» **Work to be completed**
All of the entries must be reproduced exactly, with no images carried over.

» **Records from a collection**

↓↓↓

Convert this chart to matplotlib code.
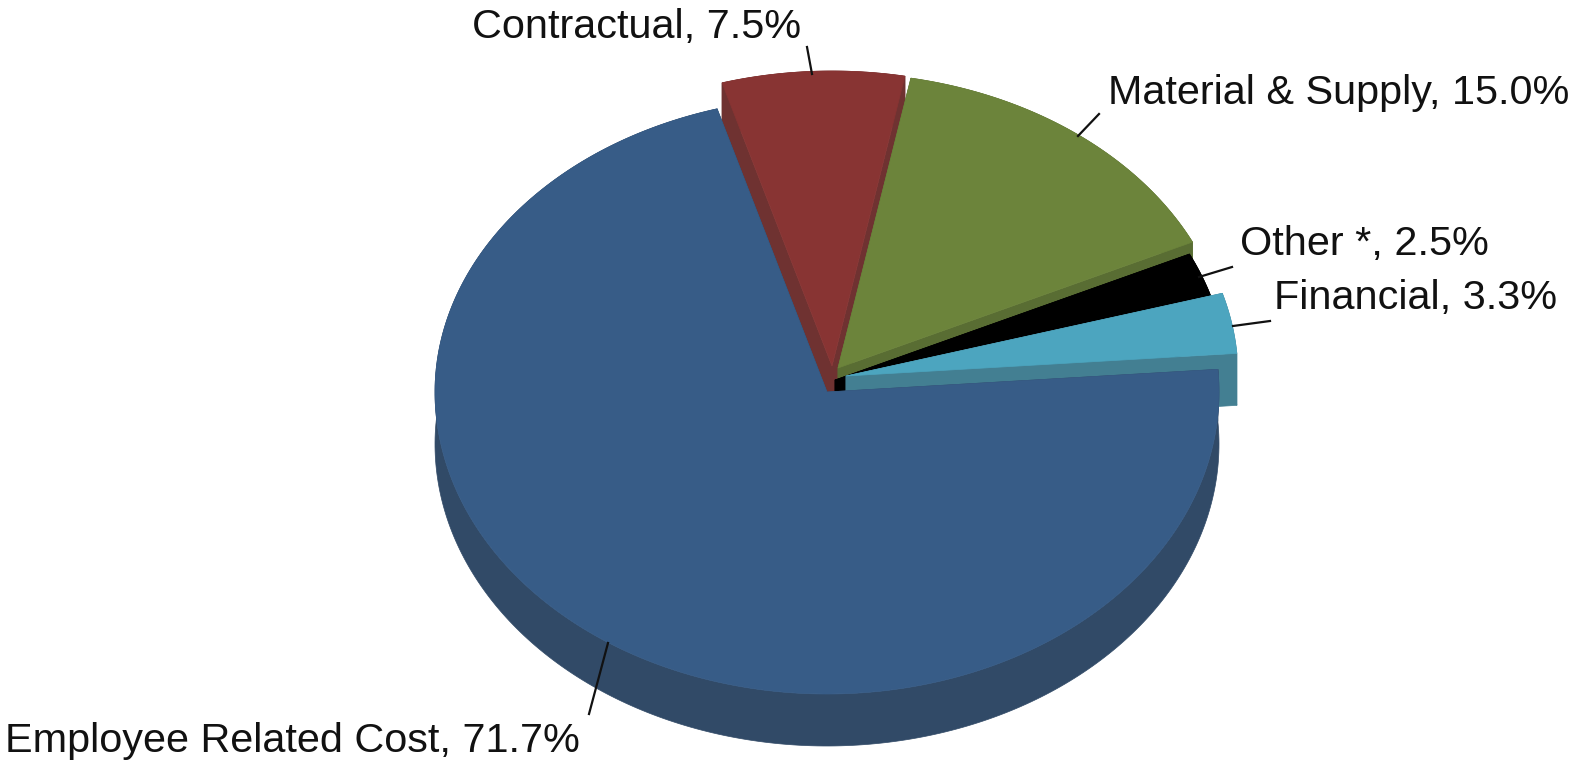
import numpy as np
import matplotlib
matplotlib.use('Agg')
import matplotlib.pyplot as plt
from matplotlib.patches import Polygon

plt.rcParams['font.family'] = ['Liberation Sans', 'DejaVu Sans']

# slices, clockwise starting from the right hand edge of the big one
categories = ['Employee Related Cost', 'Contractual', 'Material & Supply', 'Other *', 'Financial']
values = [71.7, 7.5, 15.0, 2.5, 3.3]

face_colors = ['#375c87', '#883433', '#6c843b', '#000000', '#4ca5bf']
wall_colors = ['#314a67', '#6f3231', '#596d33', '#000000', '#437f92']

# pie tip of each slice in pixels (exploded pie)
tips = [(827, 392), (832, 366), (838, 368), (835, 380), (846, 376)]
rx, ry_back, ry_front = 392, 295, 302
depth = 52
start_angle = 4.4

# label left edge / vertical centre, leader line start and end
label_pos = [(5, 741), (472, 27), (1108, 93), (1240, 244), (1274, 298)]
leaders = [((608, 643), (589, 714)), ((807, 47), (812, 74)), ((1099, 114), (1078, 136)),
           ((1232, 267), (1199, 277)), ((1270, 321), (1233, 326))]

fig = plt.figure(figsize=(15.72, 7.6), dpi=100)
ax = fig.add_axes([0, 0, 1, 1])
ax.set_xlim(0, 1572)
ax.set_ylim(760, 0)
ax.axis('off')

ends = start_angle - np.cumsum(values) * 3.6
starts = np.concatenate([[start_angle], ends[:-1]])


def arc(tip, a0, a1):
    t = np.radians(np.linspace(a0, a1, 300))
    s = np.sin(t)
    # back half of the pie is a bit flatter (perspective)
    return np.column_stack([tip[0] + rx * np.cos(t), tip[1] - np.where(s > 0, ry_back, ry_front) * s])


# big slice goes last, it sits in front of the walls of the others
order = [1, 2, 3, 4, 0]
for z, i in enumerate(order):
    tip = np.array(tips[i], dtype=float)
    edge = arc(tip, starts[i], ends[i])
    down = np.array([0, depth])

    walls = [np.vstack([edge, (edge + down)[::-1]]),
             np.array([tip, edge[0], edge[0] + down, tip + down]),
             np.array([tip, edge[-1], edge[-1] + down, tip + down])]
    for w in walls:
        ax.add_patch(Polygon(w, closed=True, fc=wall_colors[i], ec=wall_colors[i], lw=0.5, zorder=z + 2))
    ax.add_patch(Polygon(np.vstack([tip, edge]), closed=True, fc=face_colors[i], ec=face_colors[i],
                         lw=0.5, zorder=z + 2))

for i, name in enumerate(categories):
    ax.text(label_pos[i][0], label_pos[i][1], f'{name}, {values[i]:.1f}%', fontsize=29.8,
            color='#111111', ha='left', va='center', zorder=20)
    p, q = leaders[i]
    ax.plot([p[0], q[0]], [p[1], q[1]], color='#111111', lw=1.6, zorder=19)

fig.savefig('out.png', dpi=100)
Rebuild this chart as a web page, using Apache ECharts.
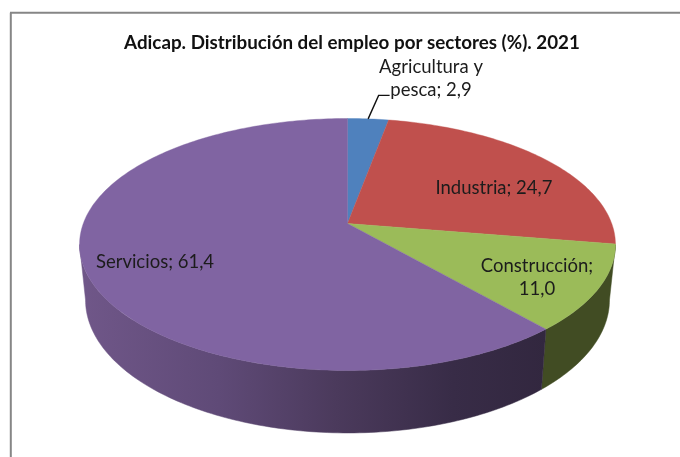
<!DOCTYPE html>
<html>
<head>
<meta charset="utf-8">
<style>html,body{margin:0;padding:0;background:#fff}#c{width:680px;height:457px}</style>
<script src="https://cdn.jsdelivr.net/npm/echarts@6/dist/echarts.min.js"></script>
</head>
<body>
<div id="c"></div>
<script>
const titleText = 'Adicap. Distribución del empleo por sectores (%). 2021';
const categories = ['Agricultura y pesca', 'Industria', 'Construcción', 'Servicios'];
const values = [2.9, 24.7, 11.0, 61.4];
const valueLabels = ['2,9', '24,7', '11,0', '61,4'];
const topColors = ['#4f81bd', '#c0504d', '#9bbb59', '#8064a2'];

// label layout (separate from data)
const labelLines = [
  ['Agricultura y', 'pesca; ' + valueLabels[0]],
  [categories[1] + '; ' + valueLabels[1]],
  [categories[2] + ';', valueLabels[2]],
  [categories[3] + '; ' + valueLabels[3]]
];
const labelAnchors = [[431, 67], [494, 188.5], [537, 266], [155, 262]];
const labelLineHeight = 23.5;

// perspective disc projection
const P = -1 / 6;
const TOP = {cx: 347.5, cy: 223.5, A: 264.2, B: 122.5};
const BOT = {cx: 347.5, cy: 277.8, A: 258.3, B: 129.3};
const project = (disc, deg) => {
  const t = deg * Math.PI / 180, u = Math.sin(t), v = -Math.cos(t), w = 1 + P * v;
  return [disc.cx + disc.A * u / w, disc.cy + disc.B * v / w];
};
const arc = (disc, a, b) => {
  const n = Math.max(2, Math.ceil(Math.abs(b - a))), pts = [];
  for (let i = 0; i <= n; i++) pts.push(project(disc, a + (b - a) * i / n));
  return pts;
};
const total = values.reduce((s, x) => s + x, 0);
const angleRange = i => {
  let s = 0;
  for (let k = 0; k < i; k++) s += values[k];
  return [s / total * 360, (s + values[i]) / total * 360];
};
const WALL_FROM = 99.6, WALL_TO = 260.4;
const wallFills = {
  2: '#414c23',
  3: new echarts.graphic.LinearGradient(0, 0, 1, 0, [
    {offset: 0, color: '#705789'},
    {offset: 0.3, color: '#5f4a77'},
    {offset: 0.55, color: '#4b3a5c'},
    {offset: 0.8, color: '#382c47'},
    {offset: 1, color: '#32273f'}
  ])
};

const seriesData = categories.map((name, i) => ({name, value: values[i]}));

const renderWall = (params) => {
  const i = params.dataIndex;
  const [a0, b0] = angleRange(i);
  const a = Math.max(a0, WALL_FROM), b = Math.min(b0, WALL_TO);
  if (b <= a) return {type: 'group', children: []};
  const fill = wallFills[i];
  const pts = arc(TOP, a, b).concat(arc(BOT, b, a));
  return {type: 'polygon', shape: {points: pts}, style: {fill: fill, stroke: fill, lineWidth: 0.5}, silent: true};
};

const renderTop = (params, api) => {
  const i = params.dataIndex;
  const [a, b] = angleRange(i);
  const pts = [[TOP.cx, TOP.cy]].concat(arc(TOP, a, b));
  const children = [{
    type: 'polygon', shape: {points: pts},
    style: {fill: topColors[i], stroke: topColors[i], lineWidth: 0.4}, z2: 1
  }];
  labelLines[i].forEach((line, k) => {
    children.push({
      type: 'text', z2: 10,
      x: labelAnchors[i][0], y: labelAnchors[i][1] + k * labelLineHeight,
      style: {text: line, fill: '#1c1c1c', font: '18.5px Lato', textAlign: 'center', textVerticalAlign: 'middle'}
    });
  });
  if (i === 0) {
    const mid = project(TOP, (a + b) / 2);
    children.push({
      type: 'polyline', z2: 10,
      shape: {points: [mid, [mid[0] + 10.5, mid[1] - 23.5], [mid[0] + 21.5, mid[1] - 23.5]]},
      style: {stroke: '#111', lineWidth: 1.4, fill: null}
    });
  }
  return {type: 'group', children};
};

const chart = echarts.init(document.getElementById('c'), null, {renderer: 'canvas'});
chart.setOption({
  animation: false,
  backgroundColor: '#fff',
  title: {
    text: titleText, left: 347, top: 28, textAlign: 'center',
    textStyle: {fontFamily: 'Lato', fontWeight: 'bold', fontSize: 18.8, color: '#111'}
  },
  graphic: [
    {type: 'line', shape: {x1: 10.8, y1: 12.8, x2: 10.8, y2: 457}, style: {stroke: '#868686', lineWidth: 2}},
    {type: 'line', shape: {x1: 10, y1: 12.8, x2: 680, y2: 12.8}, style: {stroke: '#868686', lineWidth: 2}}
  ],
  series: [
    {type: 'custom', coordinateSystem: 'none', data: seriesData, renderItem: renderWall, silent: true, z: 1},
    {type: 'custom', coordinateSystem: 'none', data: seriesData, renderItem: renderTop, silent: true, z: 2}
  ]
});
</script>
</body>
</html>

↑↑↑

» **Output below**
Convert this chart to matplotlib code.
import numpy as np
import matplotlib
matplotlib.use('Agg')
import matplotlib.pyplot as plt
from matplotlib.patches import Polygon

plt.rcParams['font.family'] = ['Liberation Sans', 'DejaVu Sans']

# slices, clockwise starting from the right hand edge of the big one
categories = ['Employee Related Cost', 'Contractual', 'Material & Supply', 'Other *', 'Financial']
values = [71.7, 7.5, 15.0, 2.5, 3.3]

face_colors = ['#375c87', '#883433', '#6c843b', '#000000', '#4ca5bf']
wall_colors = ['#314a67', '#6f3231', '#596d33', '#000000', '#437f92']

# pie tip of each slice in pixels (exploded pie)
tips = [(827, 392), (832, 366), (838, 368), (835, 380), (846, 376)]
rx, ry_back, ry_front = 392, 295, 302
depth = 52
start_angle = 4.4

# label left edge / vertical centre, leader line start and end
label_pos = [(5, 741), (472, 27), (1108, 93), (1240, 244), (1274, 298)]
leaders = [((608, 643), (589, 714)), ((807, 47), (812, 74)), ((1099, 114), (1078, 136)),
           ((1232, 267), (1199, 277)), ((1270, 321), (1233, 326))]

fig = plt.figure(figsize=(15.72, 7.6), dpi=100)
ax = fig.add_axes([0, 0, 1, 1])
ax.set_xlim(0, 1572)
ax.set_ylim(760, 0)
ax.axis('off')

ends = start_angle - np.cumsum(values) * 3.6
starts = np.concatenate([[start_angle], ends[:-1]])


def arc(tip, a0, a1):
    t = np.radians(np.linspace(a0, a1, 300))
    s = np.sin(t)
    # back half of the pie is a bit flatter (perspective)
    return np.column_stack([tip[0] + rx * np.cos(t), tip[1] - np.where(s > 0, ry_back, ry_front) * s])


# big slice goes last, it sits in front of the walls of the others
order = [1, 2, 3, 4, 0]
for z, i in enumerate(order):
    tip = np.array(tips[i], dtype=float)
    edge = arc(tip, starts[i], ends[i])
    down = np.array([0, depth])

    walls = [np.vstack([edge, (edge + down)[::-1]]),
             np.array([tip, edge[0], edge[0] + down, tip + down]),
             np.array([tip, edge[-1], edge[-1] + down, tip + down])]
    for w in walls:
        ax.add_patch(Polygon(w, closed=True, fc=wall_colors[i], ec=wall_colors[i], lw=0.5, zorder=z + 2))
    ax.add_patch(Polygon(np.vstack([tip, edge]), closed=True, fc=face_colors[i], ec=face_colors[i],
                         lw=0.5, zorder=z + 2))

for i, name in enumerate(categories):
    ax.text(label_pos[i][0], label_pos[i][1], f'{name}, {values[i]:.1f}%', fontsize=29.8,
            color='#111111', ha='left', va='center', zorder=20)
    p, q = leaders[i]
    ax.plot([p[0], q[0]], [p[1], q[1]], color='#111111', lw=1.6, zorder=19)

fig.savefig('out.png', dpi=100)
Rebuild this chart as a web page, using Apache ECharts.
<!DOCTYPE html>
<html>
<head>
<meta charset="utf-8">
<style>html,body{margin:0;padding:0;background:#fff}#c{width:680px;height:457px}</style>
<script src="https://cdn.jsdelivr.net/npm/echarts@6/dist/echarts.min.js"></script>
</head>
<body>
<div id="c"></div>
<script>
const titleText = 'Adicap. Distribución del empleo por sectores (%). 2021';
const categories = ['Agricultura y pesca', 'Industria', 'Construcción', 'Servicios'];
const values = [2.9, 24.7, 11.0, 61.4];
const valueLabels = ['2,9', '24,7', '11,0', '61,4'];
const topColors = ['#4f81bd', '#c0504d', '#9bbb59', '#8064a2'];

// label layout (separate from data)
const labelLines = [
  ['Agricultura y', 'pesca; ' + valueLabels[0]],
  [categories[1] + '; ' + valueLabels[1]],
  [categories[2] + ';', valueLabels[2]],
  [categories[3] + '; ' + valueLabels[3]]
];
const labelAnchors = [[431, 67], [494, 188.5], [537, 266], [155, 262]];
const labelLineHeight = 23.5;

// perspective disc projection
const P = -1 / 6;
const TOP = {cx: 347.5, cy: 223.5, A: 264.2, B: 122.5};
const BOT = {cx: 347.5, cy: 277.8, A: 258.3, B: 129.3};
const project = (disc, deg) => {
  const t = deg * Math.PI / 180, u = Math.sin(t), v = -Math.cos(t), w = 1 + P * v;
  return [disc.cx + disc.A * u / w, disc.cy + disc.B * v / w];
};
const arc = (disc, a, b) => {
  const n = Math.max(2, Math.ceil(Math.abs(b - a))), pts = [];
  for (let i = 0; i <= n; i++) pts.push(project(disc, a + (b - a) * i / n));
  return pts;
};
const total = values.reduce((s, x) => s + x, 0);
const angleRange = i => {
  let s = 0;
  for (let k = 0; k < i; k++) s += values[k];
  return [s / total * 360, (s + values[i]) / total * 360];
};
const WALL_FROM = 99.6, WALL_TO = 260.4;
const wallFills = {
  2: '#414c23',
  3: new echarts.graphic.LinearGradient(0, 0, 1, 0, [
    {offset: 0, color: '#705789'},
    {offset: 0.3, color: '#5f4a77'},
    {offset: 0.55, color: '#4b3a5c'},
    {offset: 0.8, color: '#382c47'},
    {offset: 1, color: '#32273f'}
  ])
};

const seriesData = categories.map((name, i) => ({name, value: values[i]}));

const renderWall = (params) => {
  const i = params.dataIndex;
  const [a0, b0] = angleRange(i);
  const a = Math.max(a0, WALL_FROM), b = Math.min(b0, WALL_TO);
  if (b <= a) return {type: 'group', children: []};
  const fill = wallFills[i];
  const pts = arc(TOP, a, b).concat(arc(BOT, b, a));
  return {type: 'polygon', shape: {points: pts}, style: {fill: fill, stroke: fill, lineWidth: 0.5}, silent: true};
};

const renderTop = (params, api) => {
  const i = params.dataIndex;
  const [a, b] = angleRange(i);
  const pts = [[TOP.cx, TOP.cy]].concat(arc(TOP, a, b));
  const children = [{
    type: 'polygon', shape: {points: pts},
    style: {fill: topColors[i], stroke: topColors[i], lineWidth: 0.4}, z2: 1
  }];
  labelLines[i].forEach((line, k) => {
    children.push({
      type: 'text', z2: 10,
      x: labelAnchors[i][0], y: labelAnchors[i][1] + k * labelLineHeight,
      style: {text: line, fill: '#1c1c1c', font: '18.5px Lato', textAlign: 'center', textVerticalAlign: 'middle'}
    });
  });
  if (i === 0) {
    const mid = project(TOP, (a + b) / 2);
    children.push({
      type: 'polyline', z2: 10,
      shape: {points: [mid, [mid[0] + 10.5, mid[1] - 23.5], [mid[0] + 21.5, mid[1] - 23.5]]},
      style: {stroke: '#111', lineWidth: 1.4, fill: null}
    });
  }
  return {type: 'group', children};
};

const chart = echarts.init(document.getElementById('c'), null, {renderer: 'canvas'});
chart.setOption({
  animation: false,
  backgroundColor: '#fff',
  title: {
    text: titleText, left: 347, top: 28, textAlign: 'center',
    textStyle: {fontFamily: 'Lato', fontWeight: 'bold', fontSize: 18.8, color: '#111'}
  },
  graphic: [
    {type: 'line', shape: {x1: 10.8, y1: 12.8, x2: 10.8, y2: 457}, style: {stroke: '#868686', lineWidth: 2}},
    {type: 'line', shape: {x1: 10, y1: 12.8, x2: 680, y2: 12.8}, style: {stroke: '#868686', lineWidth: 2}}
  ],
  series: [
    {type: 'custom', coordinateSystem: 'none', data: seriesData, renderItem: renderWall, silent: true, z: 1},
    {type: 'custom', coordinateSystem: 'none', data: seriesData, renderItem: renderTop, silent: true, z: 2}
  ]
});
</script>
</body>
</html>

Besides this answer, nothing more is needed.